The complexity and mechanism of transonic aeroelastic problems

Abstract

In high-speed flight, transonic aeroelasticity commonly exists, leading to various problems such as transonic flutter, buffeting and buzz. To solve these problems, a good understanding of the underlying physical mechanisms is critical. Unfortunately, the nonlinearity and unsteadiness of airflows complicate this process and consequently impede the development of aircraft design. Here using the numerical simulation and modeling of complex transonic flows, we developed a unified analytical method for aeroelastic stability and response problems. We then explored the mechanisms of three complex aeroelastic phenomena and unveiled their relationships. (1) Transonic buzz is in essence a single degree of freedom (SDOF) flutter caused by the coupling between the most unstable fluid mode and structural mode.

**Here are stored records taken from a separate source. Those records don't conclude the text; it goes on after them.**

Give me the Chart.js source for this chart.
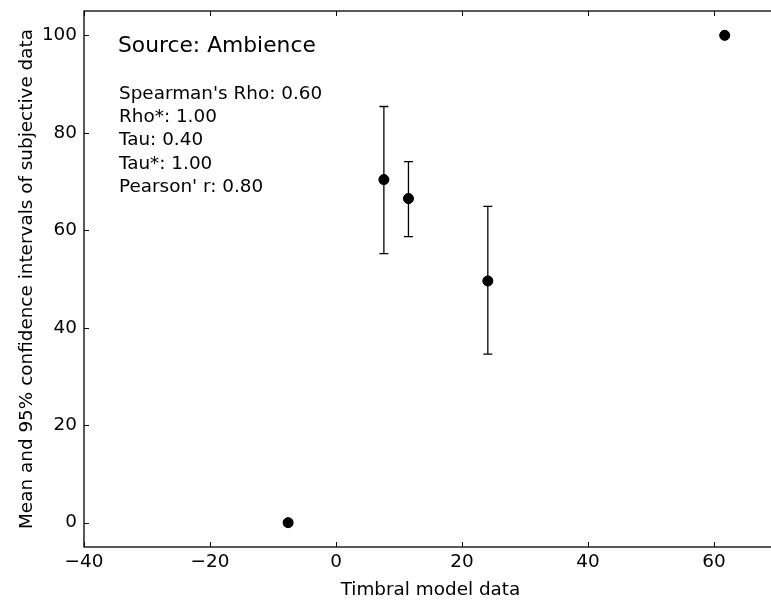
<!DOCTYPE html>
<html>
<head>
<meta charset="utf-8">
<script src="https://cdn.jsdelivr.net/npm/chart.js@4.4.1/dist/chart.umd.min.js"></script>
<style>
  html, body { margin: 0; padding: 0; background: #fff; overflow: hidden; }
  #wrap { width: 790px; height: 604px; position: relative; }
</style>
</head>
<body>
<div id="wrap"><canvas id="c"></canvas></div>
<script>
// ---- data ----
const xValues = [-7.6, 7.6, 11.5, 24.1, 61.7];
const yValues = [0, 70.4, 66.5, 49.6, 100];
const ciLow   = [null, 55.2, 58.7, 34.6, null];
const ciHigh  = [null, 85.4, 74.1, 64.9, null];
const xTitle = 'Timbral model data';
const yTitle = 'Mean and 95% confidence intervals of subjective data';
const sourceText = 'Source: Ambience';
const statLines = ["Spearman's Rho: 0.60", 'Rho*: 1.00', 'Tau: 0.40', 'Tau*: 1.00', "Pearson' r: 0.80"];

const FONT = "'DejaVu Sans', sans-serif";
const FS = 18.4;

const points = xValues.map((x, i) => ({ x: x, y: yValues[i] }));

const decorPlugin = {
  id: 'decor',
  afterDatasetsDraw(chart) {
    const ctx = chart.ctx;
    const xs = chart.scales.x, ys = chart.scales.y;
    const a = chart.chartArea;
    ctx.save();
    // error bars
    ctx.strokeStyle = '#000';
    ctx.lineWidth = 1.3;
    for (let i = 0; i < xValues.length; i++) {
      if (ciLow[i] == null) continue;
      const px = xs.getPixelForValue(xValues[i]);
      const pl = ys.getPixelForValue(ciLow[i]);
      const ph = ys.getPixelForValue(ciHigh[i]);
      ctx.beginPath();
      ctx.moveTo(px, pl); ctx.lineTo(px, ph);
      ctx.moveTo(px - 4.5, pl); ctx.lineTo(px + 4.5, pl);
      ctx.moveTo(px - 4.5, ph); ctx.lineTo(px + 4.5, ph);
      ctx.stroke();
    }
    // markers on top
    ctx.fillStyle = '#000';
    for (let i = 0; i < xValues.length; i++) {
      ctx.beginPath();
      ctx.arc(xs.getPixelForValue(xValues[i]), ys.getPixelForValue(yValues[i]), 5, 0, Math.PI * 2);
      ctx.fill();
    }
    // frame
    ctx.lineWidth = 1.3;
    ctx.strokeRect(a.left, a.top, a.right - a.left, a.bottom - a.top);
    // inward ticks
    ctx.lineWidth = 1;
    const tl = 5;
    xs.ticks.forEach(t => {
      const p = Math.round(xs.getPixelForValue(t.value)) + 0.5;
      ctx.beginPath();
      ctx.moveTo(p, a.bottom); ctx.lineTo(p, a.bottom - tl);
      ctx.moveTo(p, a.top); ctx.lineTo(p, a.top + tl);
      ctx.stroke();
    });
    ys.ticks.forEach(t => {
      const p = Math.round(ys.getPixelForValue(t.value)) + 0.5;
      ctx.beginPath();
      ctx.moveTo(a.left, p); ctx.lineTo(a.left + tl, p);
      ctx.moveTo(a.right, p); ctx.lineTo(a.right - tl, p);
      ctx.stroke();
    });
    // texts
    ctx.fillStyle = '#000';
    ctx.textAlign = 'left';
    ctx.textBaseline = 'alphabetic';
    ctx.font = '21.8px ' + FONT;
    ctx.fillText(sourceText, 118, 52);
    ctx.font = FS + 'px ' + FONT;
    statLines.forEach((s, i) => ctx.fillText(s, 119, 98.5 + i * 23.35));
    ctx.restore();
  }
};

new Chart(document.getElementById('c'), {
  type: 'scatter',
  data: {
    datasets: [{
      data: points,
      backgroundColor: '#000',
      borderColor: '#000',
      pointRadius: 5,
      pointHoverRadius: 5
    }]
  },
  options: {
    responsive: true,
    maintainAspectRatio: false,
    animation: false,
    events: [],
    layout: { padding: { left: 0, right: 13, top: 11, bottom: 0 } },
    plugins: { legend: { display: false }, tooltip: { enabled: false } },
    scales: {
      x: {
        type: 'linear',
        min: -40, max: 70,
        grid: { display: false },
        border: { display: false },
        ticks: { stepSize: 20, includeBounds: false, color: '#000', font: { family: FONT, size: FS }, padding: -4, maxRotation: 0,
                 callback: v => (v < 0 ? '\u2212' + Math.abs(v) : String(v)) },
        title: { display: true, text: xTitle, color: '#000', font: { family: FONT, size: FS }, padding: { top: 0, bottom: 3 } },
        afterFit: s => { s.height = 57; s.paddingLeft = 0; s.paddingRight = 0; }
      },
      y: {
        type: 'linear',
        min: -5, max: 105,
        grid: { display: false },
        border: { display: false },
        ticks: { stepSize: 20, includeBounds: false, color: '#000', font: { family: FONT, size: FS }, padding: -1 },
        title: { display: true, text: yTitle, color: '#000', font: { family: FONT, size: FS }, padding: { top: 16, bottom: 0 } },
        afterFit: s => { s.width = 84; s.paddingTop = 0; s.paddingBottom = 0; }
      }
    }
  },
  plugins: [decorPlugin]
});
</script>
</body>
</html>
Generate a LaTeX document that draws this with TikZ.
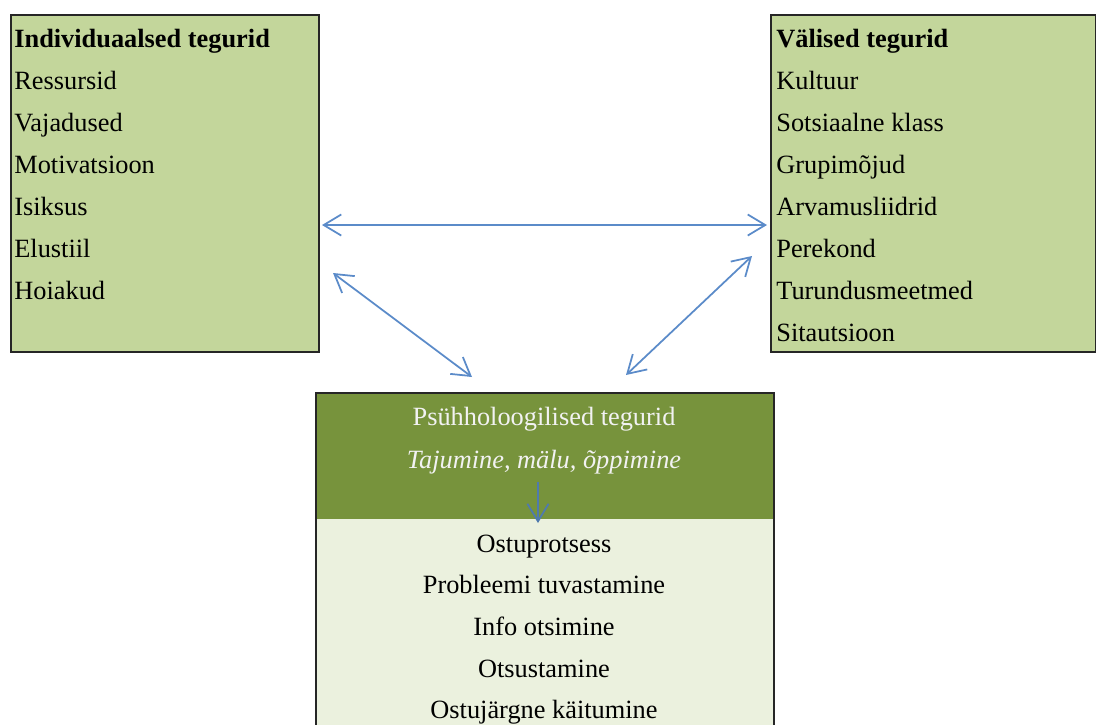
\documentclass[tikz,border=0pt]{standalone}
\usepackage{fontspec}
\setmainfont{Liberation Serif}
\usetikzlibrary{arrows.meta}

\begin{document}
\begin{tikzpicture}[x=0.02cm,y=-0.02cm,>={Straight Barb[length=10pt,width=12pt]}]

\definecolor{boxgreen}{HTML}{C3D69B}
\definecolor{headgreen}{HTML}{77933C}
\definecolor{palegreen}{HTML}{EBF1DE}
\definecolor{arrowblue}{HTML}{5B8BC9}
\definecolor{innerblue}{HTML}{4F7AAE}

\tikzset{
	box/.style={draw=black!85,line width=1pt,anchor=north west,inner sep=0pt},
	item/.style={anchor=base west,inner sep=0pt,font=\fontsize{15}{18}\selectfont},
	line/.style={anchor=base,inner sep=0pt,font=\fontsize{15}{18}\selectfont},
	link/.style={<->,draw=arrowblue,line width=1pt}
}

\useasboundingbox (0,0) rectangle (1096,724);

% the three boxes
\node[box,fill=boxgreen,minimum width=6.16cm,minimum height=6.74cm] (ind) at (10,14) {};
\node[box,fill=boxgreen,minimum width=6.5cm,minimum height=6.74cm] (val) at (770,14) {};
\node[box,draw=none,fill=headgreen,minimum width=9.12cm,minimum height=2.5cm] (psy) at (316,393) {};
\node[box,draw=none,fill=palegreen,minimum width=9.12cm,minimum height=4.4cm] (proc) at (316,518) {};
\draw[black!85,line width=1pt] (psy.north west) rectangle (proc.south east);

% left list
\node[item] (indhead) at (14,47) {\textbf{Individuaalsed tegurid}};
\foreach \t [count=\i] in {Ressursid,Vajadused,Motivatsioon,Isiksus,Elustiil,Hoiakud}{
	\node[item] (ind\i) at (14,{47+42*\i}) {\t};
}

% right list
\node[item] (valhead) at (776,47) {\textbf{Välised tegurid}};
\foreach \t [count=\i] in {Kultuur,Sotsiaalne klass,Grupimõjud,Arvamusliidrid,Perekond,Turundusmeetmed,Sitautsioon}{
	\node[item] (val\i) at (776,{47+42*\i}) {\t};
}

% bottom box
\node[line,text=white!95!black] (psyhead) at (544,425) {Psühholoogilised tegurid};
\node[line,text=white!95!black] (psysub) at (544,468) {\textit{Tajumine, mälu, õppimine}};
\foreach \t [count=\i] in {Ostuprotsess,Probleemi tuvastamine,Info otsimine,Otsustamine,Ostujärgne käitumine}{
	\node[line] (step\i) at (544,{510.3+41.7*\i}) {\t};
}

% arrows
\coordinate (indR) at (322,225);
\coordinate (valL) at (767,225);
\coordinate (indD) at (333,273);
\coordinate (procL) at (472,377);
\coordinate (valD) at (752,256);
\coordinate (procR) at (626,375);
\coordinate (innerA) at (538,482);
\coordinate (innerB) at (538,523);

\draw[link] (indR) -- (valL);
\draw[link] (indD) -- (procL);
\draw[link] (valD) -- (procR);
\draw[->,draw=innerblue,line width=1pt] (innerA) -- (innerB);

\end{tikzpicture}
\end{document}
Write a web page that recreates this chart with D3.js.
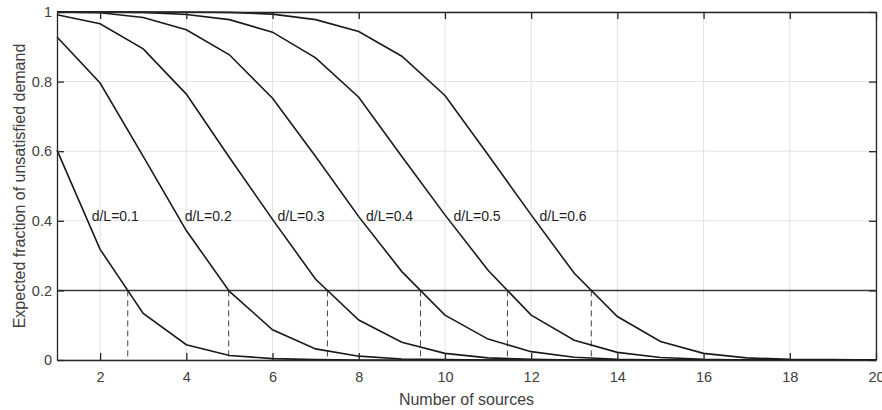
<!DOCTYPE html>
<html>
<head>
<meta charset="utf-8">
<script src="https://cdn.jsdelivr.net/npm/d3@7"></script>
<style>
  body { margin: 0; background: #fff; }
  svg { display: block; font-family: Arial, "Liberation Sans", sans-serif; }
</style>
</head>
<body>
<script>
// number of sources (x) and the six curves
var sources = [1, 2, 3, 4, 5, 6, 7, 8, 9, 10, 11, 12, 13, 14, 15, 16, 17, 18, 19, 20];
var ratios = ["0.1", "0.2", "0.3", "0.4", "0.5", "0.6"];
var frac01 = [0.603, 0.318, 0.134, 0.044, 0.013, 0.004, 0.001, 0, 0, 0, 0, 0, 0, 0, 0, 0, 0, 0, 0, 0];
var frac02 = [0.928, 0.796, 0.585, 0.372, 0.197, 0.087, 0.032, 0.011, 0.003, 0.001, 0, 0, 0, 0, 0, 0, 0, 0, 0, 0];
var frac03 = [0.992, 0.966, 0.894, 0.764, 0.582, 0.404, 0.232, 0.115, 0.051, 0.019, 0.006, 0.002, 0, 0, 0, 0, 0, 0, 0, 0];
var frac04 = [1, 0.998, 0.984, 0.949, 0.877, 0.752, 0.585, 0.412, 0.254, 0.129, 0.06, 0.024, 0.008, 0.002, 0, 0, 0, 0, 0, 0];
var frac05 = [1, 1, 0.999, 0.993, 0.978, 0.942, 0.868, 0.755, 0.585, 0.417, 0.258, 0.129, 0.057, 0.022, 0.007, 0.002, 0, 0, 0, 0];
var frac06 = [1, 1, 1, 1, 0.999, 0.994, 0.978, 0.944, 0.873, 0.76, 0.59, 0.417, 0.249, 0.125, 0.053, 0.019, 0.006, 0.002, 0.001, 0];
var series = [frac01, frac02, frac03, frac04, frac05, frac06];
var threshold = 0.2;
var labelLevel = 0.4;

var xTicks = [2, 4, 6, 8, 10, 12, 14, 16, 18, 20];
var yTicks = [0, 0.2, 0.4, 0.6, 0.8, 1];
var yTickLabels = ["0", "0.2", "0.4", "0.6", "0.8", "1"];

var totalWidth = 882;
var totalHeight = 410;
var paddingLeft = 57;
var paddingTop = 12;
var paddingRight = 6;
var paddingBottom = 50;
var width = totalWidth - paddingLeft - paddingRight;
var height = totalHeight - paddingTop - paddingBottom;

var svg = d3.select("body").append("svg")
  .attr("width", totalWidth)
  .attr("height", totalHeight);

var plot = svg.append("g")
  .attr("transform", "translate(" + paddingLeft + "," + paddingTop + ")");

var xScale = d3.scaleLinear().domain([1, 20]).range([0, width]);
var yScale = d3.scaleLinear().domain([0, 1]).range([height, 0]);

// grid
plot.append("g").selectAll("line")
  .data(xTicks)
  .enter().append("line")
    .attr("x1", d => xScale(d)).attr("x2", d => xScale(d))
    .attr("y1", 0).attr("y2", height)
    .attr("stroke", "#e3e3e3").attr("stroke-width", 1);
plot.append("g").selectAll("line")
  .data(yTicks)
  .enter().append("line")
    .attr("x1", 0).attr("x2", width)
    .attr("y1", d => yScale(d)).attr("y2", d => yScale(d))
    .attr("stroke", "#e3e3e3").attr("stroke-width", 1);

// find where a curve drops through a given level
function crossing(vals, level) {
  for (var i = 0; i < vals.length - 1; i++) {
    if (vals[i] >= level && vals[i + 1] < level) {
      return sources[i] + (vals[i] - level) / (vals[i] - vals[i + 1]) * (sources[i + 1] - sources[i]);
    }
  }
  return null;
}

// threshold line
plot.append("line")
  .attr("x1", xScale(1)).attr("x2", xScale(20))
  .attr("y1", yScale(threshold)).attr("y2", yScale(threshold))
  .attr("stroke", "#3a3a3a").attr("stroke-width", 1.5);

// dashed drops to the x axis
plot.append("g").selectAll("line")
  .data(series)
  .enter().append("line")
    .attr("x1", d => xScale(crossing(d, threshold)))
    .attr("x2", d => xScale(crossing(d, threshold)))
    .attr("y1", yScale(threshold))
    .attr("y2", yScale(0))
    .attr("stroke", "#444")
    .attr("stroke-width", 1)
    .attr("stroke-dasharray", "6,4");

var line = d3.line()
  .x((d, i) => xScale(sources[i]))
  .y(d => yScale(d));

plot.append("g").selectAll("path")
  .data(series)
  .enter().append("path")
    .attr("d", line)
    .attr("fill", "none")
    .attr("stroke", "#1a1a1a")
    .attr("stroke-width", 1.6);

// curve labels
plot.append("g").selectAll("text")
  .data(series)
  .enter().append("text")
    .attr("x", d => xScale(crossing(d, labelLevel)) + 4)
    .attr("y", yScale(labelLevel))
    .attr("font-size", "14px")
    .attr("fill", "#1e1e1e")
    .text((d, i) => "d/L=" + ratios[i]);

// axes, MATLAB style box with inward ticks
var xAxis = d3.axisBottom(xScale).tickValues(xTicks).tickFormat(d3.format("d"))
  .tickSizeInner(-7).tickSizeOuter(0).tickPadding(12);
var yAxis = d3.axisLeft(yScale).tickValues(yTicks).tickFormat((d, i) => yTickLabels[i])
  .tickSizeInner(-7).tickSizeOuter(0).tickPadding(5);
var xAxisTop = d3.axisTop(xScale).tickValues(xTicks).tickFormat("")
  .tickSizeInner(-7).tickSizeOuter(0);
var yAxisRight = d3.axisRight(yScale).tickValues(yTicks).tickFormat("")
  .tickSizeInner(-7).tickSizeOuter(0);

var gx = plot.append("g").attr("transform", "translate(0," + height + ")").call(xAxis);
var gy = plot.append("g").call(yAxis);
var gt = plot.append("g").call(xAxisTop);
var gr = plot.append("g").attr("transform", "translate(" + width + ",0)").call(yAxisRight);

[gx, gy, gt, gr].forEach(function(g) {
  g.select(".domain").attr("stroke", "#262626").attr("stroke-width", 1.3);
  g.selectAll(".tick line").attr("stroke", "#262626").attr("stroke-width", 1.3);
  g.selectAll(".tick text")
    .attr("font-size", "14.5px")
    .attr("font-family", "Arial, 'Liberation Sans', sans-serif")
    .attr("fill", "#404040");
});

// axis titles
svg.append("text")
  .attr("x", paddingLeft + width / 2)
  .attr("y", 405)
  .attr("text-anchor", "middle")
  .attr("font-size", "16px")
  .attr("fill", "#404040")
  .text("Number of sources");

svg.append("text")
  .attr("transform", "translate(25," + (paddingTop + height / 2) + ") rotate(-90)")
  .attr("text-anchor", "middle")
  .attr("font-size", "16px")
  .attr("fill", "#404040")
  .text("Expected fraction of unsatisfied demand");
</script>
</body>
</html>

SDOF flutter of this kind is possible only when the fluid exhibits sufficiently low damping; that is, the freestream flow is near the buffet boundary or in the low supersonic zone. Besides, the unstable frequency boundaries are determined by zero and pole of the open loop system. (2) The frequency lock-in phenomenon in the transonic buffeting flow is caused by the SDOF flutter in the unstably separated flow rather than resonance. In this process, the response undergoes a transition from the forced vibration to the self-excited flutter, which results in a deviation of the lock-in region from the resonance point. By contrast, the traditional uncoupled method misestimates the risk range and underestimates the amplitude of a vibration. (3) When the pitching degree of freedom is released, transonic buffet will be induced at a lower angle of attack, indicative of the drawbacks of predicting buffet onset by a rigid model. Actually, the elastic characteristic plays a key role in predicting buffet onset in aircraft design. Collectively, the large-amplitude structural vibration in the transonic flow is closely related to aeroelastic instability. The dynamic linear model can correctly predict the boundary of some complex dynamic phenomena. The complexity of transonic aeroelasticity mainly arises from the stability reduction of airflows. Different from classical aeroelastic problems, the new fluid mode is derived from the reduction of fluid stability. The coupling between such a fluid mode and structural mode often leads to complex phenomena in transonic flows.